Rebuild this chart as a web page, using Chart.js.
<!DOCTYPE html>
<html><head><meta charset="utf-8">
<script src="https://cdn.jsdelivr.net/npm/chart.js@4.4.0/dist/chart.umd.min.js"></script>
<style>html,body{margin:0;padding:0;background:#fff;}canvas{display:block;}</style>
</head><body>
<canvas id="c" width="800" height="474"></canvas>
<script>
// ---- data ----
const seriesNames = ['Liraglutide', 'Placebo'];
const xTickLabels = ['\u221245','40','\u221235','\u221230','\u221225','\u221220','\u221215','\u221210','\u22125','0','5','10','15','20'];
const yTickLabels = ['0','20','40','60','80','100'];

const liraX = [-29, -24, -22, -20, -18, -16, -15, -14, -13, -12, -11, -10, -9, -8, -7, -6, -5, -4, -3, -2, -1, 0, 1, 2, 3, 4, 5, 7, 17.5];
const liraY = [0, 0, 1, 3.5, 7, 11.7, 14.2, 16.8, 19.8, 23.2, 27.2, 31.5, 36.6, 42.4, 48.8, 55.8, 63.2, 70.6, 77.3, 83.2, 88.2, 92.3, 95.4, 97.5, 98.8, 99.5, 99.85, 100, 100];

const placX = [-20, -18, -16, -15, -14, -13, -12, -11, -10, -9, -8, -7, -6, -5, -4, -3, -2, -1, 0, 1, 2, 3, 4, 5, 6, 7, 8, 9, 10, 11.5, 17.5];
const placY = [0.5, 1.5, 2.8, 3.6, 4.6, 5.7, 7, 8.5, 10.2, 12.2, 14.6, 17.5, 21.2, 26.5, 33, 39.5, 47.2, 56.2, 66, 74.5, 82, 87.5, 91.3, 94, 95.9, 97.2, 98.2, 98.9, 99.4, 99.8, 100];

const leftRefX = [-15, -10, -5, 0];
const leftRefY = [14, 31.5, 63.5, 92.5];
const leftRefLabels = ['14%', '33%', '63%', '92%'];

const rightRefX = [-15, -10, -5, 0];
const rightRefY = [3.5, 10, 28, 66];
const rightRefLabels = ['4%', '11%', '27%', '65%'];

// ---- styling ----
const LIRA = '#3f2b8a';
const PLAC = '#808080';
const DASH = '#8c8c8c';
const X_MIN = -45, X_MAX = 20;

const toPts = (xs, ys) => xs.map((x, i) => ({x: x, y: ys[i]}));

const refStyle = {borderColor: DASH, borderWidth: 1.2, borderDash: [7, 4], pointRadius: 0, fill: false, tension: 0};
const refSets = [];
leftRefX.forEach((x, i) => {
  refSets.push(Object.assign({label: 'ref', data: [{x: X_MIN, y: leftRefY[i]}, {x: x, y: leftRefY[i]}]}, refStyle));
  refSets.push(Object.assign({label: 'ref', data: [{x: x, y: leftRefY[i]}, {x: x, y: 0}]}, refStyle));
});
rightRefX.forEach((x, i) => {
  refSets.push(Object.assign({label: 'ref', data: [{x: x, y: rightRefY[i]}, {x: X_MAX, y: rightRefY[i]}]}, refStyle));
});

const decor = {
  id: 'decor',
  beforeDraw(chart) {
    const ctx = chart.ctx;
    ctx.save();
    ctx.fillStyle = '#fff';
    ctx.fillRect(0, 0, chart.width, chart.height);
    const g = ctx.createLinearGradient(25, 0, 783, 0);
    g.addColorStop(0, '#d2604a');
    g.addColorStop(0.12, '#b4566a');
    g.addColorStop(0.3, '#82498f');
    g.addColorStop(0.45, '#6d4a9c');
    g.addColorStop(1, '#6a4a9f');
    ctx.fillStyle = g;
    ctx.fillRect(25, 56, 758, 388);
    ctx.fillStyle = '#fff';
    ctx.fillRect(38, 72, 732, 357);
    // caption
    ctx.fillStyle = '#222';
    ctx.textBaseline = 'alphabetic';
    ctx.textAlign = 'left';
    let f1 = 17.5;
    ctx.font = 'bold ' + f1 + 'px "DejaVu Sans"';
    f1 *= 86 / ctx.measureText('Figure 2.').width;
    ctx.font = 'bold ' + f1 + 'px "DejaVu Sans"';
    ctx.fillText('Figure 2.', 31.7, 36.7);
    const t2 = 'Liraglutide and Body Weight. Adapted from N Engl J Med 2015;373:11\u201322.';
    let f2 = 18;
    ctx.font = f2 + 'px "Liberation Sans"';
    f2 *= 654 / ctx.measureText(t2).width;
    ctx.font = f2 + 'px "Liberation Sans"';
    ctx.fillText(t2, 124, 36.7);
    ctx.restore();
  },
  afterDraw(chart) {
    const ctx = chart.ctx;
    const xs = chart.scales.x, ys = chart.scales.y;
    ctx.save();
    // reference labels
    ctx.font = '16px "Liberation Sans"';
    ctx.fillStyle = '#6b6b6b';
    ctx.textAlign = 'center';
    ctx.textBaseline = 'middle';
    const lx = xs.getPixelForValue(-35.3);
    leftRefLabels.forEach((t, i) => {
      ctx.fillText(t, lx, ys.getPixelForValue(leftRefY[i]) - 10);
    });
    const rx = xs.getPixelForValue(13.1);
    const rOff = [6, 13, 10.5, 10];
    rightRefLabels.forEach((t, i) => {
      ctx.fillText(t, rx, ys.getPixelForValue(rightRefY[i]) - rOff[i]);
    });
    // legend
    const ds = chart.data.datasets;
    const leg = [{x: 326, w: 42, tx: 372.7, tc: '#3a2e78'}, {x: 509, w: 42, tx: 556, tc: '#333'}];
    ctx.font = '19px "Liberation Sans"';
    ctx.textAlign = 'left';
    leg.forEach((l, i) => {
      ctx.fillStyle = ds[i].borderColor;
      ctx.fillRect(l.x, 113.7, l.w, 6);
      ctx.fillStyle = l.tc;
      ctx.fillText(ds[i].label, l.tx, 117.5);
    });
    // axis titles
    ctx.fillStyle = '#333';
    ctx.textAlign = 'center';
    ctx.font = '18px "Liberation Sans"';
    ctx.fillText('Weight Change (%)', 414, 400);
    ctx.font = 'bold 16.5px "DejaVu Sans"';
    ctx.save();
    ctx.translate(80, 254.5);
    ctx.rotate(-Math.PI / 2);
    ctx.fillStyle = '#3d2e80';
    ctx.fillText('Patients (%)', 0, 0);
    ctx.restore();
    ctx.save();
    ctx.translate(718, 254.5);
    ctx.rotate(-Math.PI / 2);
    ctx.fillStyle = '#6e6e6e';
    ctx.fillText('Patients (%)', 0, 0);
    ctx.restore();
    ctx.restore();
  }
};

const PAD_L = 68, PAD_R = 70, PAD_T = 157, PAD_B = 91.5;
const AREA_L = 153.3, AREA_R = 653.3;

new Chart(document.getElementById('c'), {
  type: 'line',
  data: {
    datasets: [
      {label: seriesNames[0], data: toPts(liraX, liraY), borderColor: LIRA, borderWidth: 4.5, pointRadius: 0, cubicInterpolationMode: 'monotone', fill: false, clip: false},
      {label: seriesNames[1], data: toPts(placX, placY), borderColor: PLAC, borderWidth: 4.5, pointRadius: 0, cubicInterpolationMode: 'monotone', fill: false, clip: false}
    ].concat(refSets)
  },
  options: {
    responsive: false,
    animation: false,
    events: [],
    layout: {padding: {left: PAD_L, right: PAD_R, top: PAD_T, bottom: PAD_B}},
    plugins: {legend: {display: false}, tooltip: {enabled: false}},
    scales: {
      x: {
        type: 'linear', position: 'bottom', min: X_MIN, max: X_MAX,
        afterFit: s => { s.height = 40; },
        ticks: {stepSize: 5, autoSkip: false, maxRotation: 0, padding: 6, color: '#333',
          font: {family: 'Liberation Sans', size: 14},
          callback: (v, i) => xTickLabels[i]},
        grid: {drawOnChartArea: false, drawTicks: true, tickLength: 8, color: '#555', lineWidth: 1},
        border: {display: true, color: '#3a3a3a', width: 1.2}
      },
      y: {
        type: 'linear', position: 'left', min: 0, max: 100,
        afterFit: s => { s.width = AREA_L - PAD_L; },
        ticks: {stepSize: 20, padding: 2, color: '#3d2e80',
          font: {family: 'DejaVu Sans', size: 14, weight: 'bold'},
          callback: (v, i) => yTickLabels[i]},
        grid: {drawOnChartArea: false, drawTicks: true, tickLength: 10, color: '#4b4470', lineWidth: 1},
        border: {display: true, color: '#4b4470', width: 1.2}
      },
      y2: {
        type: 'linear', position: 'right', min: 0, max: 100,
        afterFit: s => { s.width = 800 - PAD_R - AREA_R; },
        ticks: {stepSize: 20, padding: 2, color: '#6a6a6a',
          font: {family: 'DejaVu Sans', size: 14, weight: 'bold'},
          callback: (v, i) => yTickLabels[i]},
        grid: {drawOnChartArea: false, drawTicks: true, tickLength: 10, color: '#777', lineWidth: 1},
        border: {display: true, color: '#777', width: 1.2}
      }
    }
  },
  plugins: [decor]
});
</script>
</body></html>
========================================
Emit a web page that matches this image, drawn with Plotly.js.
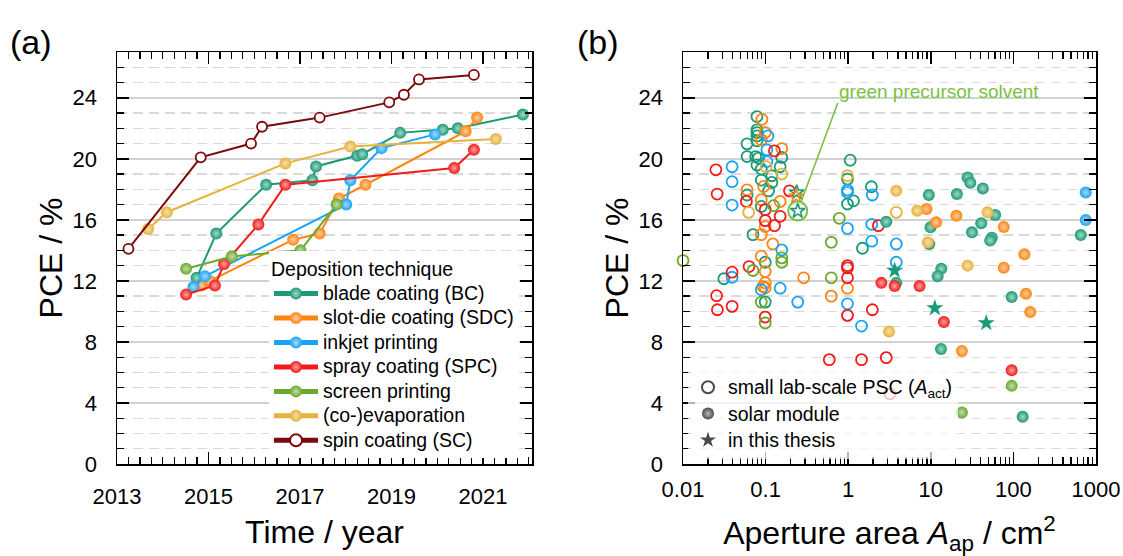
========================================
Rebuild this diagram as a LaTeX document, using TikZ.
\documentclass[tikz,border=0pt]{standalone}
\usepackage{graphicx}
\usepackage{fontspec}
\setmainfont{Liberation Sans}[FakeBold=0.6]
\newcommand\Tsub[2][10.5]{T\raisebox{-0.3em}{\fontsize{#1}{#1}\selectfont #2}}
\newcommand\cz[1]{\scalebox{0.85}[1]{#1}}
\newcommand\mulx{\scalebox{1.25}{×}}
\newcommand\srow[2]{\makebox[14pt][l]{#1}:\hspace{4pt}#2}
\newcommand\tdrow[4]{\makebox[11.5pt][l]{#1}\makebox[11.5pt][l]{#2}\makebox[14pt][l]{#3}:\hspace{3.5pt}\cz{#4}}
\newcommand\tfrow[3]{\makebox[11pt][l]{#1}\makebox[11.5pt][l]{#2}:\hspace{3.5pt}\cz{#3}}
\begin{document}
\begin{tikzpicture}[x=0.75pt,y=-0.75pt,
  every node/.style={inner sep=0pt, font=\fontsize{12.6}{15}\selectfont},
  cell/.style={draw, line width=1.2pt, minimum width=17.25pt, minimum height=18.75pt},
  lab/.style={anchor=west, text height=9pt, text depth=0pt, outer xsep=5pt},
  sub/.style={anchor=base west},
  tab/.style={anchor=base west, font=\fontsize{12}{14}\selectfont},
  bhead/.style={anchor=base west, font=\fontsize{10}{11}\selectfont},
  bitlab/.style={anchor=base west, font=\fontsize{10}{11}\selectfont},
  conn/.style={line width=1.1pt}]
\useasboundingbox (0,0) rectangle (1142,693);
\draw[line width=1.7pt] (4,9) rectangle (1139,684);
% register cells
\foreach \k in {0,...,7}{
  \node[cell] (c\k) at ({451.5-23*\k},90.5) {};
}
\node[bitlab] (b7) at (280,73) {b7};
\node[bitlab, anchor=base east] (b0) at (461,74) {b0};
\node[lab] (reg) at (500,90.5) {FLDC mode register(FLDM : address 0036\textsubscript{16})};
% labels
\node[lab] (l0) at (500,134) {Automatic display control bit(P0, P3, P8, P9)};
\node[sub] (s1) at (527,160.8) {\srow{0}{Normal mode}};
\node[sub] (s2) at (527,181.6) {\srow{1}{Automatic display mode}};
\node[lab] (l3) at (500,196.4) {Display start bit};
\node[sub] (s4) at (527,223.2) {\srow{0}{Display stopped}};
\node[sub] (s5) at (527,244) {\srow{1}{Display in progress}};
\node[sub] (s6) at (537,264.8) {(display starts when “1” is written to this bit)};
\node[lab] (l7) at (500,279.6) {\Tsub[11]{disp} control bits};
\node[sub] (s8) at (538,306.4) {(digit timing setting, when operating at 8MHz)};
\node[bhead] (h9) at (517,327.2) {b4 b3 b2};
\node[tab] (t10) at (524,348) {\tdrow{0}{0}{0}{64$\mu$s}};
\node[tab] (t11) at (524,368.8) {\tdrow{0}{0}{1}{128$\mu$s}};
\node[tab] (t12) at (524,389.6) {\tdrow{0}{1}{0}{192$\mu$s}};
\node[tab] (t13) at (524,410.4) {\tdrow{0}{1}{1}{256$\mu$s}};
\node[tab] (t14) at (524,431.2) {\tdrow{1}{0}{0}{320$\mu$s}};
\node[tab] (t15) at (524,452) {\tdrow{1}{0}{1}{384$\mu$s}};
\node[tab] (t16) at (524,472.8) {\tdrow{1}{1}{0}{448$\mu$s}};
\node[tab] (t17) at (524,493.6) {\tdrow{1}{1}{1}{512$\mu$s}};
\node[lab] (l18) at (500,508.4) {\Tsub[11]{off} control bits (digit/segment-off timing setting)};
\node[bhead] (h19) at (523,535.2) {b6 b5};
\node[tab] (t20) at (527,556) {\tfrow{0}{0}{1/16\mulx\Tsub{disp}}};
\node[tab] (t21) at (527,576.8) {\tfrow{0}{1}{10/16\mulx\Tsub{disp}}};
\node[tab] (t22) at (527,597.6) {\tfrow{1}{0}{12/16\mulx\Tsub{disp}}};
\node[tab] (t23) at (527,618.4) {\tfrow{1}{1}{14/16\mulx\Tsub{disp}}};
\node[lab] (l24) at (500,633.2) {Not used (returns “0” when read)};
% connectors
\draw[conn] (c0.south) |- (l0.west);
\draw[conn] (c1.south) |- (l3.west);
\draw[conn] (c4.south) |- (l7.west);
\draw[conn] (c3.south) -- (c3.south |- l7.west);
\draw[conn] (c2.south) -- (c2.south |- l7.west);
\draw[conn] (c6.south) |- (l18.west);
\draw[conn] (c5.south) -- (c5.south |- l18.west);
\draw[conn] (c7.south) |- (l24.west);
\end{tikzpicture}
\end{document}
========================================
## WHAT THIS TASK INVOLVES
Take the lines from the line with "Rebuild this chart" through the line with "99.85, 100, 100];", both ends included, and give them again exactly, with nothing else.

## TASK ANSWER
Rebuild this chart as a web page, using Chart.js.
<!DOCTYPE html>
<html><head><meta charset="utf-8">
<script src="https://cdn.jsdelivr.net/npm/chart.js@4.4.0/dist/chart.umd.min.js"></script>
<style>html,body{margin:0;padding:0;background:#fff;}canvas{display:block;}</style>
</head><body>
<canvas id="c" width="800" height="474"></canvas>
<script>
// ---- data ----
const seriesNames = ['Liraglutide', 'Placebo'];
const xTickLabels = ['\u221245','40','\u221235','\u221230','\u221225','\u221220','\u221215','\u221210','\u22125','0','5','10','15','20'];
const yTickLabels = ['0','20','40','60','80','100'];

const liraX = [-29, -24, -22, -20, -18, -16, -15, -14, -13, -12, -11, -10, -9, -8, -7, -6, -5, -4, -3, -2, -1, 0, 1, 2, 3, 4, 5, 7, 17.5];
const liraY = [0, 0, 1, 3.5, 7, 11.7, 14.2, 16.8, 19.8, 23.2, 27.2, 31.5, 36.6, 42.4, 48.8, 55.8, 63.2, 70.6, 77.3, 83.2, 88.2, 92.3, 95.4, 97.5, 98.8, 99.5, 99.85, 100, 100];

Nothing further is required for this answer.